映画タイトル:アイ・イン・ザ・スカイ 世界一安全な戦場
原題:Eye in the Sky
製作年:2015年 イギリス
監督 :
ギャヴィン・フッド

映画『アイ・イン・ザ・スカイ 世界一安全な戦場』は、

すべてが遠隔で行われる現代の戦争と、そこに携わる人々の葛藤を描いた軍事サスペンスです。究極の決断に直面する大佐をヘレン・ミレンが熱演。アラン・リックマンの遺作となった映画です。

キャスト

・ヘレン・ミレン(キャサリン・パウエル大佐)
常設総合司令部司令官

・アラン・リックマン(フランク・ベンソン中将)
国防副参謀長

・アーロン・ポール(スティーヴ・ワッツ中尉)
操縦士

・ジェレミー・ノーサム(ブライアン・ウッデール)
閣外大臣

・イアン・グレン(ジェームズ・ウィレット)
英国外相

映画『アイ・イン・ザ・スカイ 世界一安全な戦場』の見どころと感想

(C)eOne Films (EITS) Limited

ケニア国内のテロに備える英米、ケニアの合同軍。イギリス軍のキャサリン・パウエル大佐はイギリス、ロンドンでその指揮にあたっています。偵察機やドローンによる監視を行うなか、首都ナイロビの市中に潜伏するアル・シャバブのテロリストを確認。テロリストたちは自爆テロの決行直前でした。

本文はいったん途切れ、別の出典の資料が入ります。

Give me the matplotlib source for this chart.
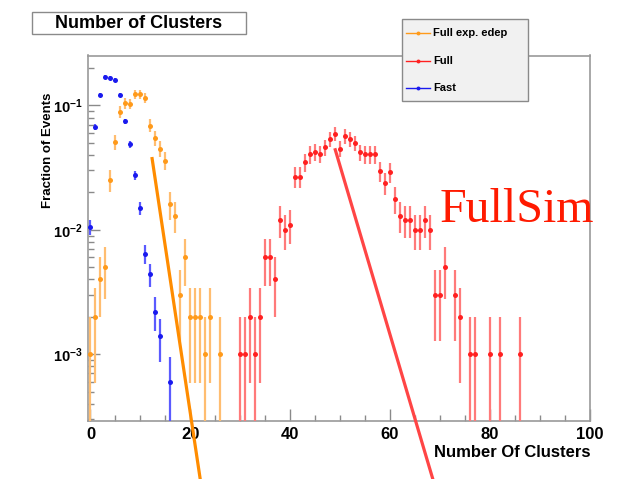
import numpy as np
import matplotlib
matplotlib.use("Agg")
import matplotlib.pyplot as plt
from matplotlib.patches import Rectangle
from matplotlib.lines import Line2D
from matplotlib.ticker import FixedLocator, LogLocator, NullFormatter, MultipleLocator

plt.rcParams['font.family'] = ['Liberation Sans', 'DejaVu Sans']
plt.rcParams['mathtext.fontset'] = 'custom'
plt.rcParams['mathtext.rm'] = 'Liberation Sans:bold'
plt.rcParams['mathtext.it'] = 'Liberation Sans:bold'
plt.rcParams['mathtext.bf'] = 'Liberation Sans:bold'

# ---- number-of-clusters distributions (fraction of events per bin) ----
fast_n = [0, 1, 2, 3, 4, 5, 6, 7, 8, 9, 10, 11, 12, 13, 14, 16]
fast_frac = [0.0106, 0.067, 0.122, 0.171, 0.166, 0.160, 0.121, 0.0746,
             0.049, 0.0276, 0.0149, 0.0064, 0.0044, 0.0022, 0.0014, 0.0006]
fast_events = 5000

edep_n = [0, 1, 2, 3, 4, 5, 6, 7, 8, 9, 10, 11, 12, 13, 14, 15, 16, 17,
          18, 19, 20, 21, 22, 23, 24, 26]
edep_frac = [0.001, 0.002, 0.004, 0.005, 0.025, 0.051, 0.089, 0.104, 0.103,
             0.123, 0.123, 0.1155, 0.069, 0.055, 0.045, 0.036, 0.016, 0.013,
             0.003, 0.006, 0.002, 0.002, 0.002, 0.001, 0.002, 0.001]
edep_events = 1000

full_n = [30, 31, 32, 33, 34, 35, 36, 37, 38, 39, 40, 41, 42, 43, 44, 45,
          46, 47, 48, 49, 50, 51, 52, 53, 54, 55, 56, 57, 58, 59, 60, 61,
          62, 63, 64, 65, 66, 67, 68, 69, 70, 71, 73, 74, 76, 77, 80, 82, 86]
full_frac = [0.001, 0.001, 0.002, 0.001, 0.002, 0.006, 0.006, 0.004, 0.012,
             0.010, 0.011, 0.0267, 0.0267, 0.035, 0.0405, 0.0425, 0.041,
             0.046, 0.0537, 0.059, 0.045, 0.057, 0.0537, 0.0497, 0.042,
             0.0405, 0.0405, 0.0405, 0.0298, 0.024, 0.029, 0.0177, 0.013,
             0.012, 0.012, 0.010, 0.010, 0.012, 0.010, 0.003, 0.003, 0.005,
             0.003, 0.002, 0.001, 0.001, 0.001, 0.001, 0.001]
full_events = 1000

# slope guides drawn over the distributions (x, fraction)
edep_guide_x = [12.3, 23.0]
edep_guide_y = [0.0385, 5.3e-5]
full_guide_x = [48.96, 70.0]
full_guide_y = [0.0453, 6.4e-5]

legend_labels = ["Full exp. edep", "Full", "Fast"]

W, H = 618, 479
fig = plt.figure(figsize=(W / 100, H / 100), dpi=100)
fig.patch.set_facecolor('white')


def fx(px):
    return px / W


def fy(py):
    return 1 - py / H


ax = fig.add_axes([fx(88), fy(421), fx(590) - fx(88), fy(55.5) - fy(421)])
ax.set_yscale('log', nonpositive='clip')
ax.set_xlim(-0.5, 100.1)
ax.set_ylim(2.9e-4, 0.2523)

samples = [
    (fast_n, fast_frac, fast_events, '#1a1aee', '#5a5aff'),
    (edep_n, edep_frac, edep_events, '#ff9a1a', '#ffbd70'),
    (full_n, full_frac, full_events, '#ff2020', '#ff7a7a'),
]
for xs, fr, nev, mcol, ecol in samples:
    xs = np.asarray(xs, float)
    fr = np.asarray(fr, float)
    err = np.sqrt(fr / nev)
    lower = np.minimum(err, fr * 0.99999)
    ax.errorbar(xs, fr, yerr=[lower, err], fmt='o', ms=3.6, mfc=mcol,
                mec=mcol, mew=0, ecolor=ecol, elinewidth=1.6, capsize=0,
                zorder=3)

ax.plot(edep_guide_x, edep_guide_y, color='#ff8c00', lw=2.3,
        clip_on=False, zorder=4, solid_capstyle='butt')
ax.plot(full_guide_x, full_guide_y, color='#ff4545', lw=2.3,
        clip_on=False, zorder=4, solid_capstyle='butt')

# axes frame and ticks
for side in ['left', 'bottom', 'right', 'top']:
    ax.spines[side].set_color('#9a9a9a')
    ax.spines[side].set_linewidth(1.2)

ax.xaxis.set_major_locator(MultipleLocator(20))
ax.xaxis.set_minor_locator(MultipleLocator(5))
ax.yaxis.set_major_locator(FixedLocator([1e-3, 1e-2, 1e-1]))
ax.yaxis.set_minor_locator(LogLocator(base=10, subs=np.arange(2, 10)))
ax.yaxis.set_minor_formatter(NullFormatter())
ax.set_yticklabels([r'$10^{-3}$', r'$10^{-2}$', r'$10^{-1}$'])
ax.tick_params(which='both', direction='in', color='#8a8a8a', width=1.0,
               top=False, right=False)
ax.tick_params(which='major', length=8.5)
ax.tick_params(which='minor', length=4)
ax.tick_params(axis='x', labelsize=12, pad=4)
ax.tick_params(axis='y', labelsize=10.5, pad=4)
for lab in ax.get_xticklabels():
    lab.set_fontweight('bold')

ax.set_xlabel('Number Of Clusters', fontsize=12, fontweight='bold',
              ha='right', va='center')
ax.xaxis.set_label_coords(1.0, -0.085)
ax.set_ylabel('Fraction of Events', fontsize=9.5, fontweight='bold',
              va='center')
ax.yaxis.set_label_coords((48 - 88) / 502, (421 - 150) / 365.5)

# title box
fig.add_artist(Rectangle((fx(31.7), fy(34.3)), fx(246) - fx(31.7),
                         fy(12.3) - fy(34.3), transform=fig.transFigure,
                         facecolor='white', edgecolor='#8a8a8a', lw=1.0,
                         zorder=5))
fig.text(fx(139), fy(23.8), 'Number of Clusters', fontsize=13,
         fontweight='bold', ha='center', va='center', zorder=6)

# legend box
fig.add_artist(Rectangle((fx(401.7), fy(100.7)), fx(527.7) - fx(401.7),
                         fy(19) - fy(100.7), transform=fig.transFigure,
                         facecolor='#f1f1f1', edgecolor='#8a8a8a', lw=1.0,
                         zorder=5))
legend_colors = ['#ff9a1a', '#ff2020', '#1a1aee']
rows = [33.3, 60.7, 88.3]
for lab, col, ry in zip(legend_labels, legend_colors, rows):
    fig.add_artist(Line2D([fx(406), fx(430)], [fy(ry), fy(ry)],
                          transform=fig.transFigure, color=col, lw=1.0,
                          zorder=6))
    fig.add_artist(Line2D([fx(418)], [fy(ry)], transform=fig.transFigure,
                          marker='o', ms=2.8, color=col, mew=0, zorder=7))
    fig.text(fx(433), fy(ry), lab, fontsize=8, fontweight='bold',
             ha='left', va='center', zorder=7)

# simulation tag
fig.text(fx(440), fy(221.7), 'FullSim', fontsize=34.5,
         family=['Liberation Serif', 'DejaVu Serif'], color='#ff1a00',
         ha='left', va='baseline', zorder=6)

fig.savefig('out.png', dpi=100)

捕獲をあきらめた合同軍はテロリストへの攻撃を決定。しかし、ちょうどそのとき隠れ家の近くの路上でパンを売る少女がー。このまま攻撃すれば少女を巻き添えにしてしまう。現地工作員にパンを買い上げ少女を店じまいさせようとしますが、あえなく失敗。民間人を犠牲にしてでも作戦の決行を主張するパウエル大佐に対し、内閣府での意見は割れたまま。

そしてついにテロリストへの攻撃を決行しますがー。

評)これが現代の戦争。2時間の出来事を2時間で見せる臨場感

パウエル大佐のいる司令部はロンドン。偵察攻撃機を操作するパイロットがいるのはアメリカの米軍基地。現地にいるのは室内も撮影できる昆虫型の小型ドローンを操作する現地工作員だけ。これがまさに今の戦争の姿なのでしょう。

高性能のドローンや偵察機によって現地の様子は手に取るようにわかる。攻撃を実行する米軍パイロットも少女の姿を確認しているのです。「犠牲やむなし」という大佐の意向に葛藤するパイロット。が、その大佐にも「上」がいる。内閣府です。大臣たちは会議室に集まっているものの、誰も責任を取りたくないのがありありとわかる。海外出張中の大臣にまで電話で判断を仰ぎますが、誰も決定しようとしないのです。

映画は現地と遠く離れた司令部、攻撃を実行する軍部、会議室、出張先のもようを同時進行で描きます。2時間の出来事を2時間で見せる臨場感がなかなかのものです。

この2時間を経て、国防副参謀長は平穏な日常にもどり、米軍パイロットは仮眠後に勤務が再開する。本当の戦地とのコントラストがくっきりとする瞬間です。

『ダイ・ハード』のテロリストほか、クールな演技で魅了したイギリスの俳優アラン・リックマンの遺作となった本作。この映画のラスト、作戦の決行を批難する女性政務次官に「戦争の代償を知らないなど軍人に言うな」と渾身の一言が印象的です。

一方、主役のヘレン・ミレンは、ベテラン過ぎて、いまさら軍服でもー、という違和感。いや、この違和感も映画の狙いなのでしょう。